Condolence letters are considered some of the most difficult letters to write and send because of their very sensitive nature. Even so, when someone close to you is dealing with the loss of a loved one, the grief and bereavement, writing and sending a condolence letter is probably one of the most considerate, kind, and thoughtful things you can do.
A condolence letter, if written properly, can show that you care about your friend and what they're going through and that you are sympathetic to their loss. Although there are many different ways to remember a loved one, such as a funeral, memorial service, online memorials, and online obituaries, writing and sending condolence letters can also be your way of not only expressing sympathy but also in remembering a loved one and sharing those memories with your grieving friend or relative.
The problem is that many people have a hard time finding the right words to express themselves in writing during such a sensitive time. Before you put pen to paper or start thinking of what on you are possibly going to write, keep in mind that your letter, in addition to being carefully and well-written, should aim to achieve three main purposes. The first is to express sympathy and comfort to your friend or relative experiencing the loss of a loved one. The second is to honor and pay tribute to the deceased and the third is to let the bereaved person know that you are available should they need help. If you are able to keep these three things in mind, and put them on paper, your condolence letter will in fact be honest and heartfelt.
Try to be personal and heartfelt in your condolence letter, without being too sentimental and gushing. You can start by acknowledging what happened - the person's death, how you found out about it, how it made you feel, etc. Do not go into detail about how or why the person died - this is completely unnecessary and unhelpful. Move on to express sympathy and comfort to your friend or relative in bereavement. If you don't know the name of person who died (for example, it could be your best friend's grandmother), find out. This will make your condolence letter more personal and meaningful. If you're uncomfortable asking, find out at the funeral or memorial service, or search online - their obituary may be online or an online memorial may have been set up.

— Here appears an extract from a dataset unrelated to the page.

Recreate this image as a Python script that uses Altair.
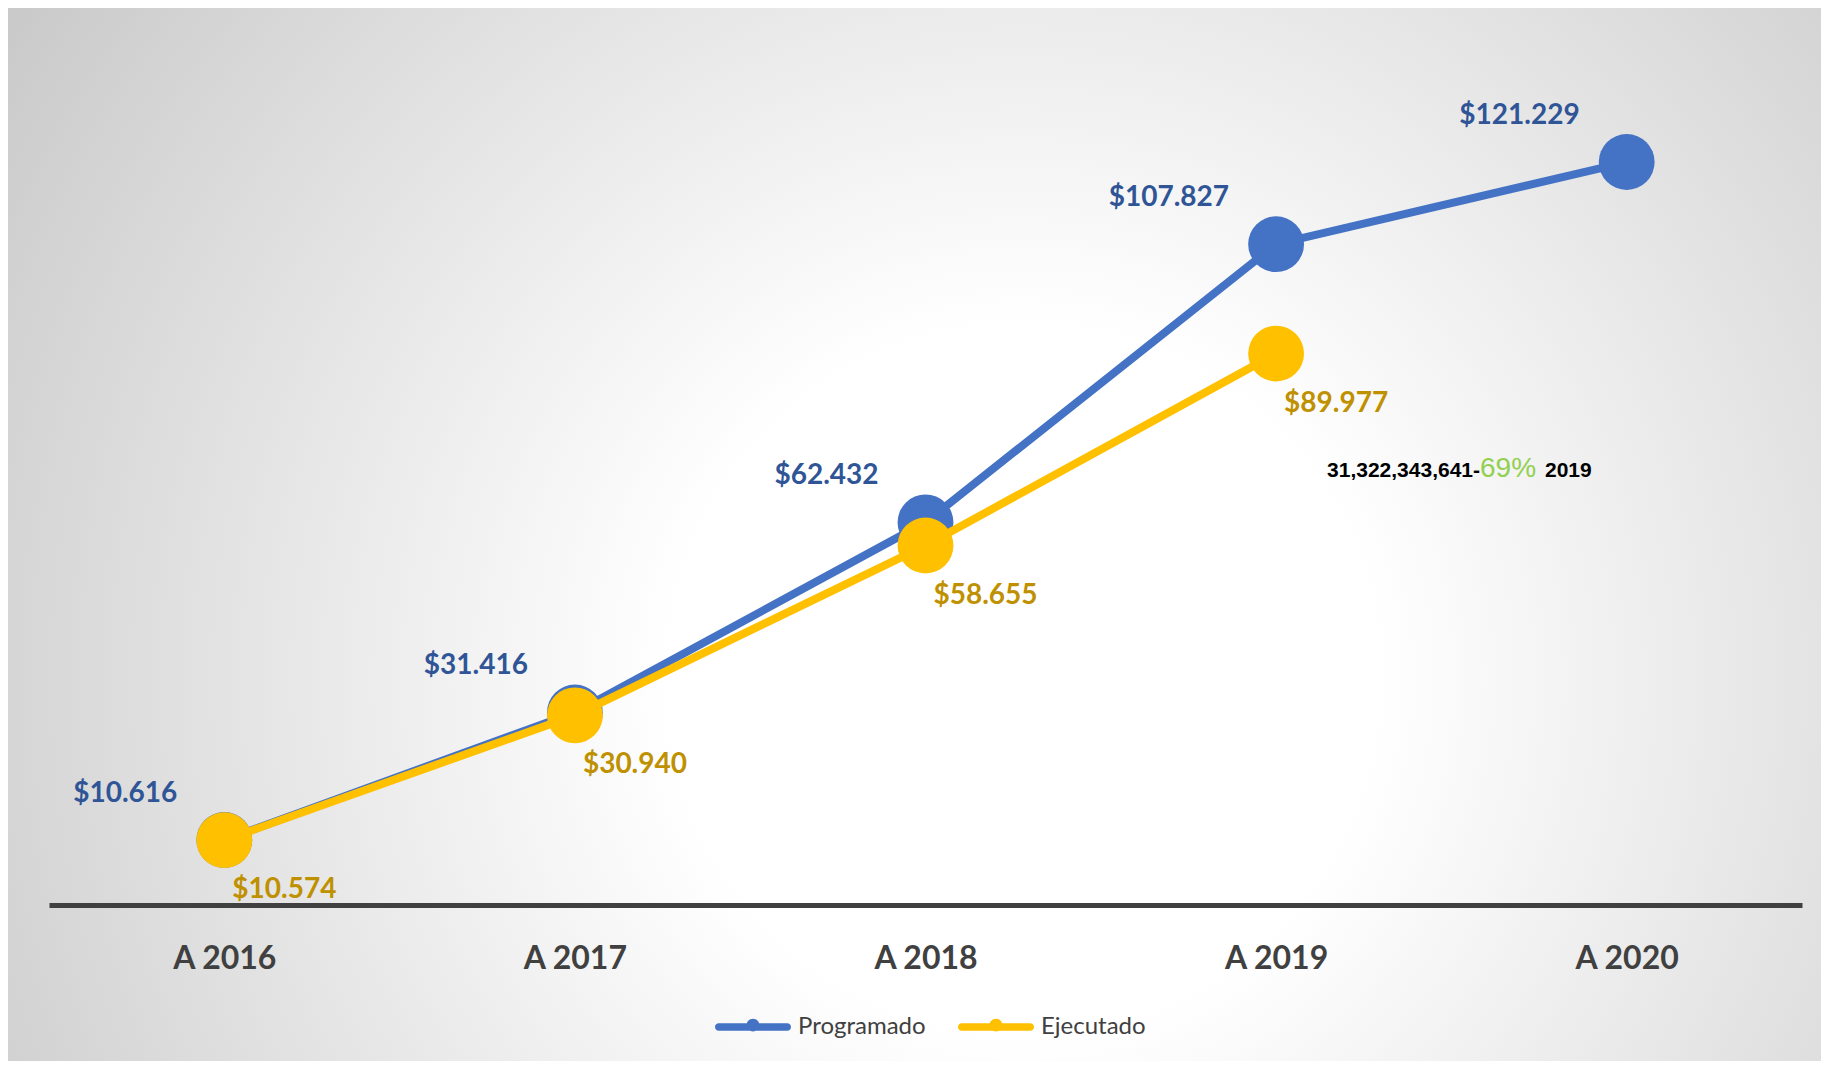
import altair as alt
import pandas as pd

years = ["A 2016", "A 2017", "A 2018", "A 2019", "A 2020"]
programado = [10.616, 31.416, 62.432, 107.827, 121.229]
ejecutado = [10.574, 30.940, 58.655, 89.977, None]
prog_labels = ["$10.616", "$31.416", "$62.432", "$107.827", "$121.229"]
ejec_labels = ["$10.574", "$30.940", "$58.655", "$89.977", None]
series = ["Programado", "Ejecutado"]
note_parts = ["31,322,343,641-", "69%", "2019"]

rows = []
for i, yr in enumerate(years):
    rows.append(dict(year=yr, serie="Programado", value=programado[i], label=prog_labels[i]))
    if ejecutado[i] is not None:
        rows.append(dict(year=yr, serie="Ejecutado", value=ejecutado[i], label=ejec_labels[i]))
df = pd.DataFrame(rows)

W, H = 1753, 858
PL, PT, PR, PB = 41, 39, 19, 156

BLUE, YELLOW = "#4472C4", "#FFC000"

xenc = alt.X("year:N", sort=years, scale=alt.Scale(type="point", padding=0.5),
             axis=alt.Axis(title=None, ticks=False, tickSize=0, domainColor="#404040", domainWidth=5,
                           labelFont="Lato", labelFontWeight="bold", labelFontSize=32,
                           labelColor="#404040", labelPadding=38, labelAngle=0, zindex=1))
yenc = alt.Y("value:Q", scale=alt.Scale(domain=[0, 140], nice=False, zero=True), axis=None)

gradient = {
    "gradient": "radial",
    "stops": [
        {"offset": 0, "color": "#ffffff"},
        {"offset": 0.25, "color": "#ffffff"},
        {"offset": 1, "color": "#bdbdbd"},
    ],
    "x1": 0.56, "y1": 0.58, "r1": 0,
    "x2": 0.56, "y2": 0.58, "r2": 0.78,
}

bg = alt.Chart(alt.Data(values=[{"a": 1}])).mark_rect(color=gradient).encode(
    x=alt.value(-PL), x2=alt.value(W + PR), y=alt.value(-PT), y2=alt.value(H + PB)
)

legend_path = ("M-0.9,-0.1 L0.9,-0.1 A0.1,0.1 0 0,1 0.9,0.1 L-0.9,0.1 A0.1,0.1 0 0,1 -0.9,-0.1 Z "
               "M-0.17,-0.05 A0.17,0.17 0 1,1 0.17,-0.05 A0.17,0.17 0 1,1 -0.17,-0.05 Z")

color = alt.Color("serie:N", scale=alt.Scale(domain=series, range=[BLUE, YELLOW]),
                  legend=alt.Legend(orient="none", legendX=666, legendY=942, direction="horizontal",
                                    title=None, symbolType=legend_path, symbolSize=5776,
                                    symbolStrokeWidth=0, labelFont="Lato", labelFontSize=24,
                                    labelColor="#404040", labelOffset=7, columnPadding=32, padding=0))

base = alt.Chart(df).encode(x=xenc, y=yenc)


def series_layers(name, col):
    f = alt.datum.serie == name
    ln = base.transform_filter(f).mark_line(color=col, strokeWidth=8, strokeCap="round", strokeJoin="round")
    pt = base.transform_filter(f).mark_circle(size=3117, opacity=1).encode(color=color)
    return ln, pt


lp, pp = series_layers("Programado", BLUE)
le, pe = series_layers("Ejecutado", YELLOW)

tp = base.transform_filter(alt.datum.serie == "Programado").mark_text(
    font="Lato", fontWeight="bold", fontSize=28, color="#2F5597", align="right",
    baseline="middle", dx=-47, dy=-46).encode(text="label:N")
te = base.transform_filter(alt.datum.serie == "Ejecutado").mark_text(
    font="Lato", fontWeight="bold", fontSize=28, color="#BF9000", align="left",
    baseline="middle", dx=8, dy=50).encode(text="label:N")

n1 = alt.Chart(alt.Data(values=[{"t": note_parts[0]}])).mark_text(
    font="Liberation Sans", fontWeight="bold", fontSize=21, color="#000000", align="right",
    baseline="alphabetic").encode(text="t:N", x=alt.value(1431), y=alt.value(430))
n2 = alt.Chart(alt.Data(values=[{"t": note_parts[1]}])).mark_text(
    font="Liberation Sans", fontSize=28, color="#92D050", align="left",
    baseline="alphabetic").encode(text="t:N", x=alt.value(1431), y=alt.value(430))
n3 = alt.Chart(alt.Data(values=[{"t": note_parts[2]}])).mark_text(
    font="Liberation Sans", fontWeight="bold", fontSize=21, color="#000000", align="left",
    baseline="alphabetic").encode(text="t:N", x=alt.value(1496), y=alt.value(430))

chart = alt.layer(bg, lp, pp, le, pe, tp, te, n1, n2, n3).properties(
    width=W, height=H,
    autosize=alt.AutoSizeParams(type="none"),
    padding={"left": PL, "top": PT, "right": PR, "bottom": PB},
    background="#d0d0d0",
).configure_view(stroke=None)

chart.save("out.html", embed_options={"renderer": "svg", "actions": False})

Next, include positive statements about the relationship between the deceased and your friend or loved one, if appropriate, as well as positive statements about your relationship with the deceased. Don't forget to include something positive about them in general - his or her good qualities, characteristics, personality, hobbies, interests, good memories, etc.
In writing your condolence letter, avoid clichés like "I know how you feel" or "This is for the best" or "This is God's will" - these statements are generally not sincere or heartfelt and don't really serve a purpose.
Also, avoid writing general statements about your willingness to help if needed (this is unfortunately very common in condolence letters). While you likely have a desire to do something for your friend or relative who is grieving for the loss of a loved one, think of something practical that you can specifically do, and then offer your services - but only if you can follow through.
How do you send a condolence letter? First of all, it's usually not appropriate to type and then print one out using your computer. Secondly, avoid e-mailing a condolence letter, save for special or extreme circumstances. The best way to write and send your letter is to handwrite it using stationery. Remembering a loved one and offering support through a condolence letter requires a personal touch.
When mailing your letter, make sure it's mailed within two weeks or so of the person's death in order to properly pay your respects in a timely manner.
Writing a condolence letter is not an easy task. It is a difficult but necessary thing we may all have to do in our life to help aid a loved one in a time of need. Take this as a simple guide to get you on your way as you have to take on the task.